A: There's no drug you can take if you get Guinea worms. The only "cure" is one that's been around for thousands of years. As the Guinea worm is pushing itself out of your body, you slowly wrap it around on a stick. You don't want to grab it and pull it out because it will break and die, and then you have a 2-foot-long parasite in your body that will cause infection and might very well kill you.

For thousands of years, people have lain around for days just turning these sticks. Some think that this procedure is the symbol of medicine—the snakes around the staff. There are references to fiery serpents in the Bible when the Israelites are wandering in the desert. Guinea worms. Fortunately, even though there's no vaccine, they may be eradicated soon through public health awareness on how to avoid them [for example, using cheesecloth to drink fresh water and learning to not wash in freshwater sources].

Q: Good riddance to Guinea worms—and pinworms and head lice, too. But, don't we have to consider the big picture? If we are living in a parasitic world and they are such a dominant force, are we messing things up by eradicating them?

A: Truthfully, total eradication is just a dream. They are so resourceful and abundant. But in terms of medicine, there may be some unexpected results when you get rid of parasites.

Scientists are looking into the possibility that eradication might be responsible for allergies. There's a pretty clear correlation. Places where parasites, such as intestinal worms, have been eradicated are the places where you see the most allergies and disorders like Crohn's disease (an autoimmune disease in the intestines).

In Venezuela, scientists found that affluent city dwellers had high rates of allergies and very few parasites. Poor people living in the cities, because their sanitation isn't as good, have more parasites but their allergy rates are consistently lower. Same with Indians dwelling in the rain forest.

Right now, these are tantalizing connections. You have to keep in mind that our ancestors have been grappling with parasites for millions and millions of years. In a sense, we have an uneasy truce with them. Part of that involves the way the immune system holds them in check. Taking away parasites all of a sudden may make the immune system prone to overreacting to things like cat dander, peanuts or even your own body.

Q: Attacked by parasites and attacked by our own bodies. Sounds like a standard-issue horror story scenario. In fact, some of our deepest, most universal fears are based on parasite images. “Alien.” “Invasion of the Body Snatchers.” Is there any possibility of some kind of catastrophic invasion?

A: There are certainly lots of parasites that we don't know about out there, whether they are virus, bacteria, worm or fungi.
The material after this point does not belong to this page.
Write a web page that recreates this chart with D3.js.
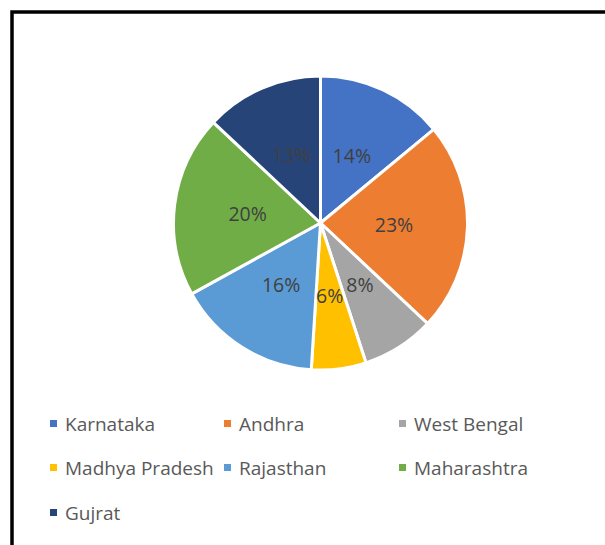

There are lots of things in the natural world that make their living by invading other organisms.

A lot of them are living inside hosts that live in the rain forest and remote parts of the world. The more we disturb these environments and the more globalized human society becomes, the easier it is for something to hop out of its previous host and try to infect humans. It may find that humans are a perfectly good host.

Q: If we hold up the mirror, what can we learn about ourselves from parasites?

A: If you think about the relationship we have with the rest of nature, the way we extract from the natural world, the way we use up resources without restoring them, the way that we manipulate nature in order to make it serve us better: These are all things that parasites do, and do very well.

After learning so much about them, I don't think that it is necessarily a bad thing to be called a parasite. They are quite clearly the most successful organisms on the planet.

But it might be useful for us to get an idea of what they are doing right. Because if we humans are parasites, I don't think we are very good ones. A parasite that kills off its hosts has got nowhere to live. Human beings only have one host. We have to treat it accordingly.